What you should do
What is to be printed is the span of lines starting at the one containing "Reproduce this chart with Apache ECharts." and ending at the one containing "const undetected = [18.1, 21.5, 11.8, 26.9];", reproduced exactly with pictures left out.

>> start Supplied material

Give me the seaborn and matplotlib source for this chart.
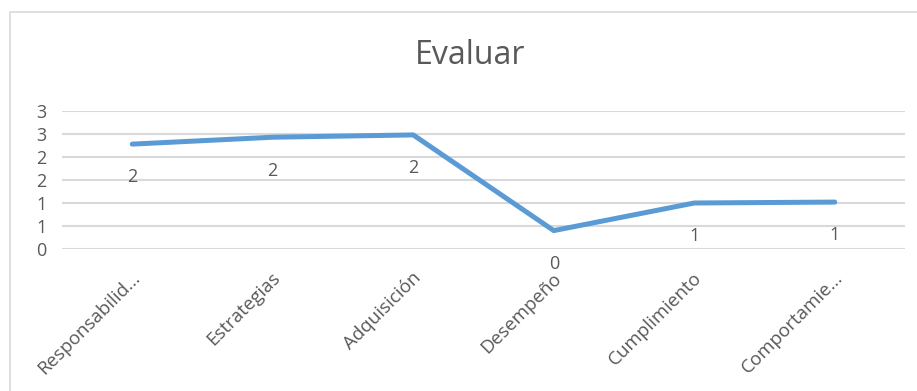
import numpy as np
import pandas as pd
import seaborn as sns
import matplotlib.pyplot as plt
from matplotlib.patches import Rectangle
from matplotlib.transforms import ScaledTranslation

# datos
categorias = ["Responsabilid...", "Estrategias", "Adquisición", "Desempeño", "Cumplimiento", "Comportamie..."]
valores = [2.28, 2.43, 2.48, 0.40, 1.00, 1.02]
ticks_y = [0, 0.5, 1, 1.5, 2, 2.5, 3]
etiquetas_y = ["0", "1", "1", "2", "2", "3", "3"]
titulo = "Evaluar"

gris_texto = "#595959"
gris_linea = "#D9D9D9"
azul = "#5B9BD5"


def main():
    df = pd.DataFrame({"pos": np.arange(len(categorias)), "valor": valores})

    sns.set_style("white")
    plt.rcParams['font.family'] = ['Open Sans', 'DejaVu Sans']

    fig = plt.figure(figsize=(9.17, 3.91), dpi=100)
    ax = fig.add_axes([62 / 917, 1 - 249 / 391, (905 - 62) / 917, (249 - 111) / 391])

    sns.lineplot(data=df, x="pos", y="valor", ax=ax, color=azul, linewidth=3.6,
                 solid_capstyle="round", solid_joinstyle="round", zorder=3)

    # etiquetas de datos debajo de cada punto
    for x, v in zip(df["pos"], df["valor"]):
        ax.annotate(f"{v:.0f}", (x, v), xytext=(0, -24), textcoords="offset points",
                    ha="center", va="center", fontsize=13, color=gris_texto)

    ax.set_xlim(-0.5, len(categorias) - 0.5)
    ax.set_ylim(0, 3)
    ax.set_yticks(ticks_y)
    ax.set_yticklabels(etiquetas_y)
    ax.grid(axis="y", color=gris_linea, linewidth=1.5)
    ax.set_axisbelow(True)
    for s in ax.spines.values():
        s.set_visible(False)
    ax.tick_params(axis="y", length=0, pad=11, labelsize=13, labelcolor=gris_texto)
    ax.tick_params(axis="x", length=0, pad=19, labelsize=13.5, labelcolor=gris_texto)

    ax.set_xticks(df["pos"])
    ax.set_xticklabels(categorias, rotation=45, ha="right", va="center", rotation_mode="anchor")
    desplazar = ScaledTranslation(5 / 100, 0, fig.dpi_scale_trans)
    for lab in ax.get_xticklabels():
        lab.set_transform(lab.get_transform() + desplazar)

    ax.set_xlabel("")
    ax.set_ylabel("")

    fig.text(470 / 917, 1 - 56 / 391, titulo, ha="center", va="center", fontsize=23, color=gris_texto)

    # borde del area del grafico
    fig.add_artist(Rectangle((10 / 917, -0.2), 1.2, 1.2 - 12 / 391,
                             transform=fig.transFigure, fill=False,
                             edgecolor=gris_linea, linewidth=1.2))

    fig.savefig("out.png", dpi=100, facecolor="white")


if __name__ == "__main__":
    main()
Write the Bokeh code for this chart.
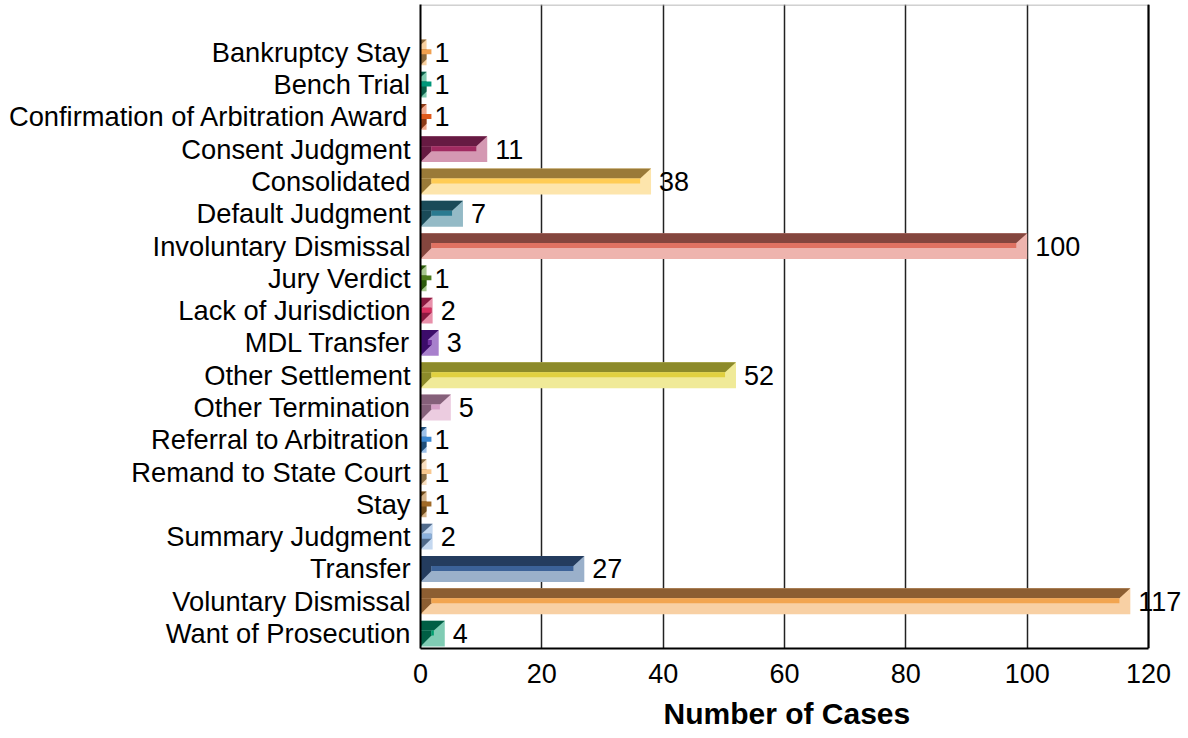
from bokeh.plotting import figure
from bokeh.models import FixedTicker, Span, ColumnDataSource, LabelSet, Title
from bokeh.core.properties import value
from bokeh.embed import file_html
from bokeh.resources import INLINE

categories = ["Bankruptcy Stay", "Bench Trial", "Confirmation of Arbitration Award",
              "Consent Judgment", "Consolidated", "Default Judgment", "Involuntary Dismissal",
              "Jury Verdict", "Lack of Jurisdiction", "MDL Transfer", "Other Settlement",
              "Other Termination", "Referral to Arbitration", "Remand to State Court", "Stay",
              "Summary Judgment", "Transfer", "Voluntary Dismissal", "Want of Prosecution"]
counts = [1, 1, 1, 11, 38, 7, 100, 1, 2, 3, 52, 5, 1, 1, 1, 2, 27, 117, 4]

dark_colors = ["#8C6A3E", "#0C5E48", "#8C3A16", "#661A42", "#9A7A38", "#1A4A58", "#84463E",
               "#2C5A0C", "#8A1A40", "#3C0C6A", "#8C8A2A", "#85607A", "#1F4E79", "#8C7048",
               "#6C4A1C", "#506A8A", "#243C5E", "#8C5E32", "#005E44"]
mid_colors = ["#F0A050", "#00977A", "#E05A1C", "#A02A60", "#FFCC55", "#2A7A90", "#E07262",
              "#4C7C1C", "#D83060", "#7030A0", "#E0D040", "#D8A0C8", "#3A86D0", "#F8C890",
              "#A06A28", "#8AB0DC", "#3C6298", "#F2A550", "#00A070"]
light_colors = ["#F8D0A0", "#80CCB0", "#F0A88C", "#D498B2", "#FDE5AC", "#94BAC6", "#EEB4AE",
                "#A8C890", "#E890AA", "#A880CC", "#F0EA98", "#ECCCE0", "#9CC0E8", "#F8DEC0",
                "#D6B48A", "#C4D8F0", "#9AB0CA", "#F8D0A4", "#80CCB4"]
x_ticks = [0, 20, 40, 60, 80, 100, 120]
x_max = 120
x_title = "Number of Cases"

FONT = "Liberation Sans"
n = len(categories)
ypos = [n - 1 - i for i in range(n)]

# geometry of the bevel (in data units)
half_h = 0.40
band_top = 0.308
band_mid = 0.154
bev = 1.8
y_lo, y_hi = -0.462, 19.48


def clip(poly, f):
    # Sutherland-Hodgman against half-plane f(x,y) <= 0
    out = []
    m = len(poly)
    for i in range(m):
        a = poly[i]
        b = poly[(i + 1) % m]
        fa, fb = f(*a), f(*b)
        if fa <= 0:
            out.append(a)
        if (fa <= 0) != (fb <= 0):
            t = fa / (fa - fb)
            out.append((a[0] + t * (b[0] - a[0]), a[1] + t * (b[1] - a[1])))
    return out


def rect(x0, x1, y0, y1):
    return [(x0, y0), (x1, y0), (x1, y1), (x0, y1)]


dxs, dys, dcol = [], [], []
sl, sr, sb_, st_, scol = [], [], [], [], []
for y, v, dc, mc in zip(ypos, counts, dark_colors, mid_colors):
    x0, x1 = 0.0, float(v)
    top, bot = y + half_h, y - half_h
    st = top - band_top
    sb = st - band_mid
    # upper dark face
    pa = clip(rect(x0, x1, st, top),
              lambda px, py, x1=x1, top=top, st=st: px - x1 + bev * (top - py) / (top - st))
    # left dark face
    pb = clip(rect(x0, min(x1, x0 + bev), bot, st),
              lambda px, py, bot=bot, sb=sb: px - (x0 + bev * (py - bot) / (sb - bot)))
    for poly in (pa, pb):
        if len(poly) >= 3:
            dxs.append([p[0] for p in poly])
            dys.append([p[1] for p in poly])
            dcol.append(dc)
    a, b = x0 + bev, x1 - bev
    sl.append(min(a, b)); sr.append(max(a, b)); sb_.append(sb); st_.append(st); scol.append(mc)

# frame is extended to the right so that the "117" label is not clipped
p = figure(width=1188, height=738, output_backend="svg", toolbar_location=None,
           x_range=(0, 126.59), y_range=(y_lo, y_hi),
           min_border_left=420, min_border_right=0, min_border_top=4, min_border_bottom=87)

bars = ColumnDataSource(dict(y=ypos, v=counts, light=light_colors,
                             lbl=[str(c) for c in counts]))
p.hbar(y="y", left=0, right="v", height=2 * half_h, fill_color="light", line_color=None,
       source=bars)
p.patches(xs=dxs, ys=dys, fill_color=dcol, line_color=None)
p.quad(left=sl, right=sr, bottom=sb_, top=st_, fill_color=scol, line_color=None)

# plot-area border: light top edge, black right edge
p.segment(x0=[0], y0=[y_hi - 0.5 / 32.44], x1=[x_max], y1=[y_hi - 0.5 / 32.44],
          line_color="#A0A0A0", line_width=1)
p.add_layout(Span(location=x_max, dimension="height", line_color="black", line_width=2))

labels = LabelSet(x="v", y="y", text="lbl", source=bars, x_offset=8, text_baseline="middle",
                  text_align="left", text_font=value(FONT), text_font_size="27px",
                  text_color="black")
p.add_layout(labels)

p.xaxis.ticker = FixedTicker(ticks=x_ticks)
p.xaxis.bounds = (0, x_max)
p.xaxis.major_label_text_font = FONT
p.xaxis.major_label_text_font_size = "27px"
p.xaxis.major_label_text_color = "black"
p.xaxis.major_label_standoff = 15
p.xaxis.major_tick_out = 0
p.xaxis.major_tick_in = 0
p.xaxis.minor_tick_line_color = None
p.xaxis.axis_line_color = "black"
p.xaxis.axis_line_width = 2

p.add_layout(Title(text=x_title, align="left", offset=243, standoff=18,
                   text_font=FONT, text_font_style="bold", text_font_size="30px",
                   text_color="black"), "below")

p.yaxis.ticker = FixedTicker(ticks=ypos)
p.yaxis.major_label_overrides = {y: c for y, c in zip(ypos, categories)}
p.yaxis.major_label_text_font = FONT
p.yaxis.major_label_text_font_size = "27.3px"
p.yaxis.major_label_text_color = "black"
p.yaxis.major_label_standoff = 10
p.yaxis.major_tick_out = 0
p.yaxis.major_tick_in = 0
p.yaxis.minor_tick_line_color = None
p.yaxis.axis_line_color = "black"
p.yaxis.axis_line_width = 2

p.ygrid.grid_line_color = None
p.xgrid.grid_line_color = "#222222"
p.xgrid.grid_line_width = 1.5
p.outline_line_color = None
p.background_fill_color = "white"
p.border_fill_color = "white"

open("out.html", "w").write(file_html(p, INLINE))
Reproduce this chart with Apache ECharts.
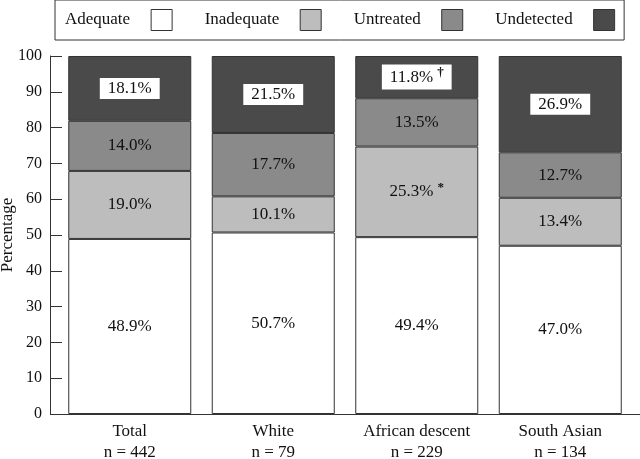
<!DOCTYPE html>
<html>
<head>
<meta charset="utf-8">
<script src="https://cdn.jsdelivr.net/npm/echarts@6/dist/echarts.min.js"></script>
<style>
  html, body { margin: 0; padding: 0; background: #fff; }
  #chart { width: 640px; height: 459px; }
</style>
</head>
<body>
<div id="chart"></div>
<script>
const categories = ['Total', 'White', 'African descent', 'South Asian'];
const sampleSizes = ['n = 442', 'n = 79', 'n = 229', 'n = 134'];

const adequate = [48.9, 50.7, 49.4, 47.0];
const inadequate = [19.0, 10.1, 25.3, 13.4];
const untreated = [14.0, 17.7, 13.5, 12.7];
const undetected = [18.1, 21.5, 11.8, 26.9];

// superscript marks on some labels
const inadequateNotes = ['', '', '*', ''];
const undetectedNotes = ['', '', '†', ''];

const font = 'Liberation Serif';

const chart = echarts.init(document.getElementById('chart'));

const makeSeries = (name, data, color, notes, boxed) => ({
  name: name,
  type: 'bar',
  stack: 'all',
  barWidth: 123,
  data: data,
  itemStyle: { color: color, borderColor: '#333', borderWidth: 1 },
  label: {
    show: true,
    position: 'inside',
    formatter: (p) => {
      let s = '{v|' + p.value.toFixed(1) + '%}';
      if (notes && notes[p.dataIndex]) s += '{s|' + notes[p.dataIndex] + '}';
      return s;
    },
    backgroundColor: boxed ? '#fff' : 'transparent',
    padding: boxed ? [2, 8, 2, 8] : 0,
    rich: {
      v: { fontFamily: font, fontSize: 17, color: '#111' },
      s: { fontFamily: font, fontSize: 13, fontWeight: 'bold', color: '#111', verticalAlign: 'top', padding: [0, 0, 8, 4] }
    }
  },
  emphasis: { disabled: true }
});

chart.setOption({
  animation: false,
  legend: {
    left: 55,
    top: 0,
    align: 'right',
    itemWidth: 21,
    itemHeight: 21,
    itemGap: 32,
    padding: [9, 9, 9, 10],
    borderColor: '#333',
    borderWidth: 1,
    icon: 'rect',
    itemStyle: { borderColor: '#333', borderWidth: 1 },
    textStyle: { fontFamily: font, fontSize: 17, color: '#111', padding: [0, 16, 0, 0] },
    data: ['Adequate', 'Inadequate', 'Untreated', 'Undetected'],
    selectedMode: false
  },
  grid: { left: 58, right: 8, top: 56, bottom: 45, outerBoundsMode: 'none' },
  xAxis: {
    type: 'category',
    data: categories.map((c, i) => c + '\n' + sampleSizes[i]),
    axisLine: { show: false },
    axisTick: { show: false },
    axisLabel: { interval: 0, fontFamily: font, fontSize: 17, color: '#111', lineHeight: 21, margin: 7 }
  },
  yAxis: {
    type: 'value',
    min: 0,
    max: 100,
    interval: 10,
    offset: 8,
    name: 'Percentage',
    nameLocation: 'middle',
    nameGap: 34,
    nameMoveOverlap: false,
    nameTextStyle: { fontFamily: font, fontSize: 17, color: '#111' },
    axisLine: { show: true, lineStyle: { color: '#333' } },
    axisTick: { show: true, inside: true, length: 12, lineStyle: { color: '#333' } },
    axisLabel: { fontFamily: font, fontSize: 16, color: '#111', margin: 8 },
    splitLine: { show: false }
  },
  graphic: [{
    type: 'line',
    z: 100,
    shape: { x1: 50, y1: 414.5, x2: 640, y2: 414.5 },
    style: { stroke: '#333', lineWidth: 1 }
  }],
  series: [
    makeSeries('Adequate', adequate, '#ffffff', null, false),
    makeSeries('Inadequate', inadequate, '#bdbdbd', inadequateNotes, false),
    makeSeries('Untreated', untreated, '#8a8a8a', null, false),
    makeSeries('Undetected', undetected, '#4a4a4a', undetectedNotes, true)
  ]
});
</script>
</body>
</html>
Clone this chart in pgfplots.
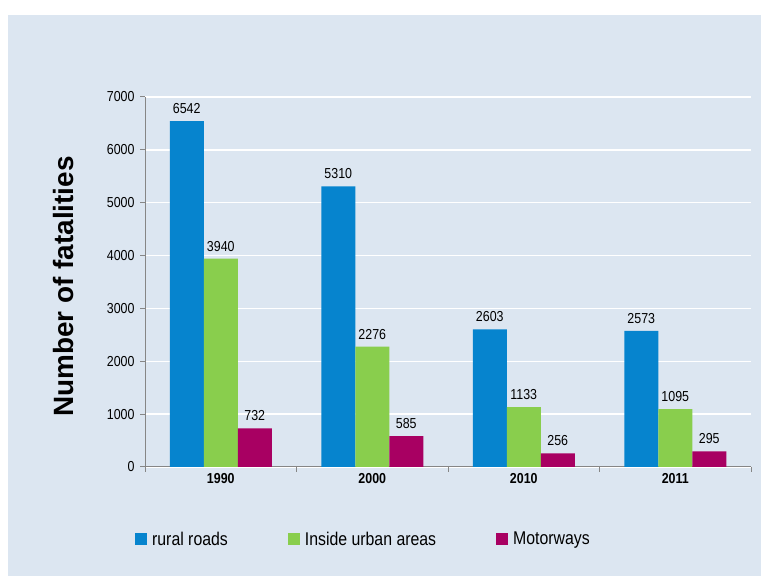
\documentclass[border=0pt]{standalone}
\usepackage{pgfplots}
\pgfplotsset{compat=1.18}
\usepackage{fontspec}
\setmainfont{Liberation Sans}
\newfontfamily\narrow[FakeStretch=0.86]{Liberation Sans}
\definecolor{bgc}{RGB}{220,230,241}
\definecolor{cblue}{RGB}{6,132,206}
\definecolor{cgreen}{RGB}{137,206,77}
\definecolor{cmag}{RGB}{168,0,98}
\definecolor{axgray}{RGB}{134,134,134}
\begin{document}
\begin{tikzpicture}[x=1bp,y=1bp]
\fill[white] (0,0) rectangle (761,577);
\fill[bgc] (8,1) rectangle (761,562);
\begin{axis}[
  at={(145bp,110bp)}, anchor=south west,
  scale only axis, width=606bp, height=370bp,
  xmin=-0.5, xmax=3.5, ymin=0, ymax=7000,
  ybar=0pt, bar width=34bp,
  /pgf/number format/assume math mode=true,
  /pgf/number format/1000 sep={},
  xtick={-0.5,0.5,1.5,2.5,3.5}, xticklabels={},
  extra x ticks={0,1,2,3}, extra x tick labels={1990,2000,2010,2011},
  extra x tick style={major tick length=0pt, grid=none, tick label style={font=\narrow\bfseries\fontsize{14.5}{14.5}\selectfont}},
  ytick={0,1000,...,7000},
  ymajorgrids, grid style={white, line width=1.5bp},
  axis x line*=bottom, axis y line*=left,
  axis line style={axgray, line width=1bp},
  tick style={axgray, line width=1bp},
  tick align=outside, major tick length=5bp,
  tick label style={font=\narrow\fontsize{14.5}{14.5}\selectfont},
  yticklabel style={xshift=-2bp},
  xticklabel style={yshift=-3bp},
  nodes near coords,
  nodes near coords style={font=\narrow\fontsize{14.5}{14.5}\selectfont, text=black, yshift=4bp,
    /pgf/number format/assume math mode=true, /pgf/number format/1000 sep={}},
  ylabel={Number of fatalities},
  ylabel style={font=\bfseries\fontsize{28}{28}\selectfont, at={(axis description cs:-0.135,0.488)}, anchor=center},
  legend columns=3,
  legend style={draw=none, fill=none, at={(axis description cs:-0.0215,-0.195)}, anchor=west,
    font=\narrow\fontsize{18.5}{18.5}\selectfont,
    /tikz/every even column/.append style={column sep=58bp}},
  legend image code/.code={\fill[#1] (0bp,-6bp) rectangle (12bp,6bp);},
]
\addplot[fill=cblue, draw=none] coordinates {(0,6542) (1,5310) (2,2603) (3,2573)};
\addplot[fill=cgreen, draw=none] coordinates {(0,3940) (1,2276) (2,1133) (3,1095)};
\addplot[fill=cmag, draw=none] coordinates {(0,732) (1,585) (2,256) (3,295)};
\legend{\hspace{3bp}rural roads, \hspace{3bp}Inside urban areas, \hspace{3bp}Motorways}
\end{axis}
\pgfresetboundingbox
\useasboundingbox (0,0) rectangle (761,577);
\end{tikzpicture}
\end{document}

>> end Supplied material

Exercise solution
Reproduce this chart with Apache ECharts.
<!DOCTYPE html>
<html>
<head>
<meta charset="utf-8">
<script src="https://cdn.jsdelivr.net/npm/echarts@6/dist/echarts.min.js"></script>
<style>
  html, body { margin: 0; padding: 0; background: #fff; }
  #chart { width: 640px; height: 459px; }
</style>
</head>
<body>
<div id="chart"></div>
<script>
const categories = ['Total', 'White', 'African descent', 'South Asian'];
const sampleSizes = ['n = 442', 'n = 79', 'n = 229', 'n = 134'];

const adequate = [48.9, 50.7, 49.4, 47.0];
const inadequate = [19.0, 10.1, 25.3, 13.4];
const untreated = [14.0, 17.7, 13.5, 12.7];
const undetected = [18.1, 21.5, 11.8, 26.9];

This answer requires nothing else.